All predictor variables should be available at the time of prediction (the start time of the outage) besides outcome metrics OUTAGE.RESTORATION.DATE and OUTAGE.RESTORATION.TIME, and other severity metrics like DEMAND.LOSS.MW and CUSTOMERS.AFFECTED.

To evaluate the model, I will use Root Mean Squared Error (RMSE). While RMSE is sensitive to outliers, this is advantageous in our context as large prediction errors during major outages could have serious consequences. RMSE is also preferred over Mean Absolute Error (MAE) in this case, as it penalizes larger errors more heavily. RMSE also retains the same unit (minutes) as the target variable, making interpretation more intuitive, unlike MSE.

Step 4: Baseline Model

Below are the features I used in the baseline model:

MONTH.NAME (nominal) helps capture seasonal or temporal trends that may influence outage frequency or severity.
CLIMATE.REGION (nominal) reflects geographic climate zones, which can affect weather-related outage patterns.
PC.REALGSP.REL (quantitative) indicates the relative economic output of a state, potentially correlating with infrastructure quality or emergency response capacity.
CAUSE.CATEGORY (nominal) represents the overarching cause of an outage, providing essential insight into expected duration (e.g., planned maintenance vs. extreme weather).

Categorical variables are encoded using OneHotEncoder to convert nominal categories into dummy variables. Numerical variables are left as-is besides standardization using StandardScaler. The modeling algorithm I chose was LinearRegression, as it’s a straightforward and interpretable modeling algorithm that’s typically a strong starting point for regression problems.

The baseline model has an RMSE of 1369.75 minutes, which translates to an average error of approximately 119 hours. This large deviation indicates that the model struggles to accurately predict outage durations, suggesting it is not a reliable predictor in its current form.

Step 5: Final Model

My final model includes additional features that provide greater detail and improve predictive accuracy.

I added one new predictive feature:

POPPCT_URBAN (quantitative) represents how urbanized the state experiencing the power outage is. This may influence outage duration, as more urbanized areas could have denser infrastructure and faster response times, or conversely, more complex systems that take longer to repair when disrupted.

I selected the RandomForestRegressor because it’s well-suited for predicting continuous outcomes like outage duration. This algorithm leverages the power of multiple decision trees, averaging their predictions to produce more accurate and stable results. It handles both numerical and categorical variables effectively and excels at capturing complex, non-linear relationships between features. Additionally, by aggregating across many trees, it reduces the risk of overfitting that can occur with single decision trees, making it a robust choice for this task.

Within my sklearn Pipeline, I also create a new feature:

I transformed POPPCT_URBAN (percent urban population) using a QuantileTransformer.

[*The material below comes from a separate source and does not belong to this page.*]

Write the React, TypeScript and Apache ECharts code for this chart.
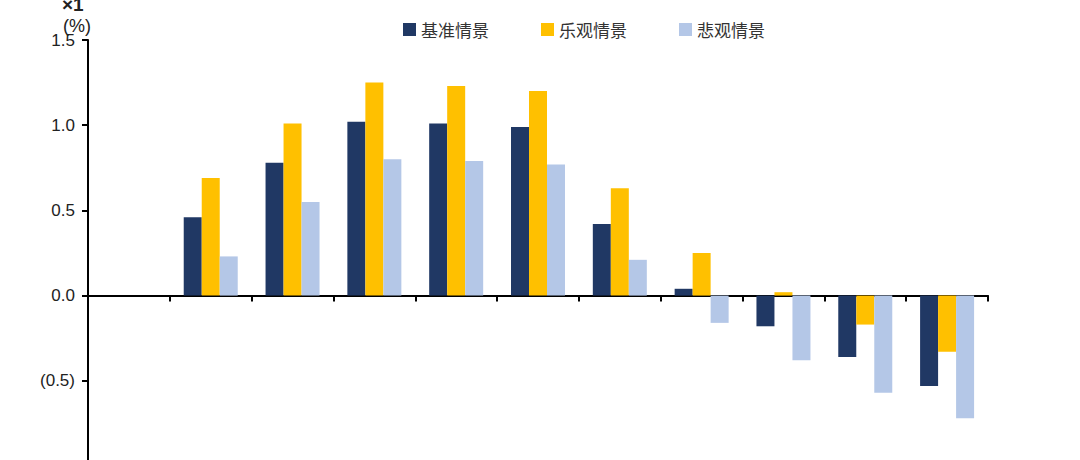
import React, { useEffect, useRef } from "react";
import * as echarts from "echarts";

const categories = ["0", "1", "2", "3", "4", "5", "6", "7", "8", "9", "10"];
const seriesNames = ["基准情景", "乐观情景", "悲观情景"];
const baseline = [null, 0.46, 0.78, 1.02, 1.01, 0.99, 0.42, 0.04, -0.18, -0.36, -0.53];
const optimistic = [null, 0.69, 1.01, 1.25, 1.23, 1.2, 0.63, 0.25, 0.02, -0.17, -0.33];
const pessimistic = [null, 0.23, 0.55, 0.8, 0.79, 0.77, 0.21, -0.16, -0.38, -0.57, -0.72];
const colors = ["#203864", "#FFC000", "#B4C7E7"];

export default function App() {
  const ref = useRef<HTMLDivElement>(null);
  useEffect(() => {
    document.body.style.margin = "0";
    document.body.style.overflow = "hidden";
    const chart = echarts.init(ref.current!, null, { renderer: "svg" });
    const valueSets = [baseline, optimistic, pessimistic];
    chart.setOption({
      animation: false,
      backgroundColor: "#ffffff",
      textStyle: { fontFamily: "Liberation Sans, Arial, sans-serif" },
      legend: {
        left: 398,
        top: 16,
        itemWidth: 13,
        itemHeight: 13,
        itemGap: 52,
        icon: "rect",
        textStyle: {
          fontFamily: "'Noto Sans CJK SC', sans-serif",
          fontSize: 17,
          color: "#333",
        },
        data: seriesNames,
      },
      grid: {
        left: 88,
        right: 92,
        top: 40,
        bottom: 0,
        containLabel: false,
        outerBoundsMode: "none",
      },
      xAxis: {
        type: "category",
        data: categories,
        axisLine: { onZero: true, lineStyle: { color: "#000", width: 2 } },
        axisTick: { show: true, length: 6, lineStyle: { color: "#000", width: 2 } },
        axisLabel: { show: false },
        splitLine: { show: false },
      },
      yAxis: {
        type: "value",
        min: -1,
        max: 1.5,
        interval: 0.5,
        axisLine: { show: true, lineStyle: { color: "#000", width: 2 } },
        axisTick: { show: true, length: 6, lineStyle: { color: "#000", width: 2 } },
        splitLine: { show: false },
        axisLabel: {
          margin: 13,
          fontSize: 17,
          color: "#222",
          fontFamily: "Liberation Sans, Arial, sans-serif",
          formatter: (v: number) =>
            v < 0 ? "(" + Math.abs(v).toFixed(1) + ")" : v.toFixed(1),
        },
      },
      graphic: [
        {
          type: "text",
          left: 62,
          top: -5,
          style: {
            text: "×1",
            fontSize: 19,
            fontWeight: "bold",
            fill: "#222",
            fontFamily: "Liberation Sans, Arial, sans-serif",
          },
        },
        {
          type: "text",
          left: 63,
          top: 17,
          style: {
            text: "(%)",
            fontSize: 18,
            fill: "#222",
            fontFamily: "Liberation Sans, Arial, sans-serif",
          },
        },
      ],
      series: seriesNames.map((name, i) => ({
        name,
        type: "bar",
        data: valueSets[i],
        barWidth: 18,
        barGap: "0%",
        itemStyle: { color: colors[i] },
      })),
    });
    return () => chart.dispose();
  }, []);
  return (
    <div
      style={{
        position: "fixed",
        left: 0,
        top: 0,
        width: 1080,
        height: 460,
        overflow: "hidden",
        background: "#fff",
      }}
    >
      <div ref={ref} style={{ width: 1080, height: 466 }} />
    </div>
  );
}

This reshapes the distribution to a more uniform or normal-like shape, which can help tree-based models better learn thresholds in skewed data.

I used GridSearchCV to perform a search for the best RandomForestRegressor parameters:

randomforestregressor__n_estimators: Tuning the number of trees (e.g., 100, 200) helps balance model accuracy and training time. More trees generally improve accuracy but increase computation time.
randomforestregressor__max_depth: This hyperparameter controls tree complexity. Tuning this value helps prevent overfitting (too deep) or underfitting (too shallow) by adjusting tree depth.
randomforestregressor__min_samples_split: Sets the minimum samples required to split an internal node. Larger values (e.g., 5, 10) prevent overfitting by requiring more data for splits.
randomforestregressor__min_samples_leaf: Determines the minimum samples at a leaf node. Larger values (e.g., 2, 5) help reduce overfitting by ensuring leaves contain enough data to generalize well.

The hyperparameters that performed the best were n_estimators = 100, max_depth = 10, min_samples_split = 2, min_samples_leaf = 5.

The RMSE of the final model evaluated to 1224.43, which is an improvement from the baseline model’s RMSE of 1369.75, since RMSE should be minimized.